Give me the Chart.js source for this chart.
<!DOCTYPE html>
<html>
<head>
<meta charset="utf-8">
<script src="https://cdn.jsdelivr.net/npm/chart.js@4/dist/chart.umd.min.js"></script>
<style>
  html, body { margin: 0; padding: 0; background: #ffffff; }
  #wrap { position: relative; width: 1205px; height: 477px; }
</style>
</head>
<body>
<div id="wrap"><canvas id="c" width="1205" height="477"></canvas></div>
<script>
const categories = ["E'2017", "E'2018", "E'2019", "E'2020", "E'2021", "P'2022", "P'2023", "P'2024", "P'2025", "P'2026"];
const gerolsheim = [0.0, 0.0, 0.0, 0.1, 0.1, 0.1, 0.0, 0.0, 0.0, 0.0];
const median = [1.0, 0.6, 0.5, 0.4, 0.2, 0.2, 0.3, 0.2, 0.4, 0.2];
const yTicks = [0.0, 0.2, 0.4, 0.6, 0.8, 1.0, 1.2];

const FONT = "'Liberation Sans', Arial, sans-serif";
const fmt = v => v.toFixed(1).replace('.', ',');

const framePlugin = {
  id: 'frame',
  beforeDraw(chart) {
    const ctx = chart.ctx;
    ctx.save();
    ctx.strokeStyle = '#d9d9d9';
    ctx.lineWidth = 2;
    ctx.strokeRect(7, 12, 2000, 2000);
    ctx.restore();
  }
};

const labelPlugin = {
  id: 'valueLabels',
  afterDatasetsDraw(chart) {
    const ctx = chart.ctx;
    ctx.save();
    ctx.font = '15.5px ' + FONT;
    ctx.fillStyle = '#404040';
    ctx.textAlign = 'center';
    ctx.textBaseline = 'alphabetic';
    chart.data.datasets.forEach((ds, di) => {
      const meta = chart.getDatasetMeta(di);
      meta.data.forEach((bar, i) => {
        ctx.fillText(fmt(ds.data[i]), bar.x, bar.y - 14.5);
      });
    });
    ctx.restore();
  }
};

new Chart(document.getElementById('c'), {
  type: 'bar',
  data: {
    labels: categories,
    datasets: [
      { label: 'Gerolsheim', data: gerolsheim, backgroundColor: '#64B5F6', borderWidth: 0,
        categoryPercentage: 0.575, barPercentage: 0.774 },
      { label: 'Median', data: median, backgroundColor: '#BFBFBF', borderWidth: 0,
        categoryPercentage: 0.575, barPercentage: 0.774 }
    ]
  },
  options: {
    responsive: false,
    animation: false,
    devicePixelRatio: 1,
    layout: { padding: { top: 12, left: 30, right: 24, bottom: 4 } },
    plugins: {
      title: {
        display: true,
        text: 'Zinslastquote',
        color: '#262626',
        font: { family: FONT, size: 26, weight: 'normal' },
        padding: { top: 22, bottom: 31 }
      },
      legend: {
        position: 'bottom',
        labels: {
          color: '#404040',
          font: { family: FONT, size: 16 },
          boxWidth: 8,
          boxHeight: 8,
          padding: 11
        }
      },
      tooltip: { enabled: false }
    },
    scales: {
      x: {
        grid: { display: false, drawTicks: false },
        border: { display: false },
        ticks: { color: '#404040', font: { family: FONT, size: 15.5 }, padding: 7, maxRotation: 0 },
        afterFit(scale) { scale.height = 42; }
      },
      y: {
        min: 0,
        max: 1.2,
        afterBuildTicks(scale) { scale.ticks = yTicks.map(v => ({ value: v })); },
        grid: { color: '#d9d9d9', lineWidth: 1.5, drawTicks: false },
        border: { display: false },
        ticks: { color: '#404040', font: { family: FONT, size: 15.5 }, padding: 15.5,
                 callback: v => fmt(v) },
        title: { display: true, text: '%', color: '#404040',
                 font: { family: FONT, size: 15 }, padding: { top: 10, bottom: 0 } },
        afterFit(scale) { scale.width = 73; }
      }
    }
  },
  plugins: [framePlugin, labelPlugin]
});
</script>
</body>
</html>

══════

# [Written instruction]
Extract, word for word, each line of the listing above.

# [Final answer]
Give me the Chart.js source for this chart.
<!DOCTYPE html>
<html>
<head>
<meta charset="utf-8">
<script src="https://cdn.jsdelivr.net/npm/chart.js@4/dist/chart.umd.min.js"></script>
<style>
  html, body { margin: 0; padding: 0; background: #ffffff; }
  #wrap { position: relative; width: 1205px; height: 477px; }
</style>
</head>
<body>
<div id="wrap"><canvas id="c" width="1205" height="477"></canvas></div>
<script>
const categories = ["E'2017", "E'2018", "E'2019", "E'2020", "E'2021", "P'2022", "P'2023", "P'2024", "P'2025", "P'2026"];
const gerolsheim = [0.0, 0.0, 0.0, 0.1, 0.1, 0.1, 0.0, 0.0, 0.0, 0.0];
const median = [1.0, 0.6, 0.5, 0.4, 0.2, 0.2, 0.3, 0.2, 0.4, 0.2];
const yTicks = [0.0, 0.2, 0.4, 0.6, 0.8, 1.0, 1.2];

const FONT = "'Liberation Sans', Arial, sans-serif";
const fmt = v => v.toFixed(1).replace('.', ',');

const framePlugin = {
  id: 'frame',
  beforeDraw(chart) {
    const ctx = chart.ctx;
    ctx.save();
    ctx.strokeStyle = '#d9d9d9';
    ctx.lineWidth = 2;
    ctx.strokeRect(7, 12, 2000, 2000);
    ctx.restore();
  }
};

const labelPlugin = {
  id: 'valueLabels',
  afterDatasetsDraw(chart) {
    const ctx = chart.ctx;
    ctx.save();
    ctx.font = '15.5px ' + FONT;
    ctx.fillStyle = '#404040';
    ctx.textAlign = 'center';
    ctx.textBaseline = 'alphabetic';
    chart.data.datasets.forEach((ds, di) => {
      const meta = chart.getDatasetMeta(di);
      meta.data.forEach((bar, i) => {
        ctx.fillText(fmt(ds.data[i]), bar.x, bar.y - 14.5);
      });
    });
    ctx.restore();
  }
};

new Chart(document.getElementById('c'), {
  type: 'bar',
  data: {
    labels: categories,
    datasets: [
      { label: 'Gerolsheim', data: gerolsheim, backgroundColor: '#64B5F6', borderWidth: 0,
        categoryPercentage: 0.575, barPercentage: 0.774 },
      { label: 'Median', data: median, backgroundColor: '#BFBFBF', borderWidth: 0,
        categoryPercentage: 0.575, barPercentage: 0.774 }
    ]
  },
  options: {
    responsive: false,
    animation: false,
    devicePixelRatio: 1,
    layout: { padding: { top: 12, left: 30, right: 24, bottom: 4 } },
    plugins: {
      title: {
        display: true,
        text: 'Zinslastquote',
        color: '#262626',
        font: { family: FONT, size: 26, weight: 'normal' },
        padding: { top: 22, bottom: 31 }
      },
      legend: {
        position: 'bottom',
        labels: {
          color: '#404040',
          font: { family: FONT, size: 16 },
          boxWidth: 8,
          boxHeight: 8,
          padding: 11
        }
      },
      tooltip: { enabled: false }
    },
    scales: {
      x: {
        grid: { display: false, drawTicks: false },
        border: { display: false },
        ticks: { color: '#404040', font: { family: FONT, size: 15.5 }, padding: 7, maxRotation: 0 },
        afterFit(scale) { scale.height = 42; }
      },
      y: {
        min: 0,
        max: 1.2,
        afterBuildTicks(scale) { scale.ticks = yTicks.map(v => ({ value: v })); },
        grid: { color: '#d9d9d9', lineWidth: 1.5, drawTicks: false },
        border: { display: false },
        ticks: { color: '#404040', font: { family: FONT, size: 15.5 }, padding: 15.5,
                 callback: v => fmt(v) },
        title: { display: true, text: '%', color: '#404040',
                 font: { family: FONT, size: 15 }, padding: { top: 10, bottom: 0 } },
        afterFit(scale) { scale.width = 73; }
      }
    }
  },
  plugins: [framePlugin, labelPlugin]
});
</script>
</body>
</html>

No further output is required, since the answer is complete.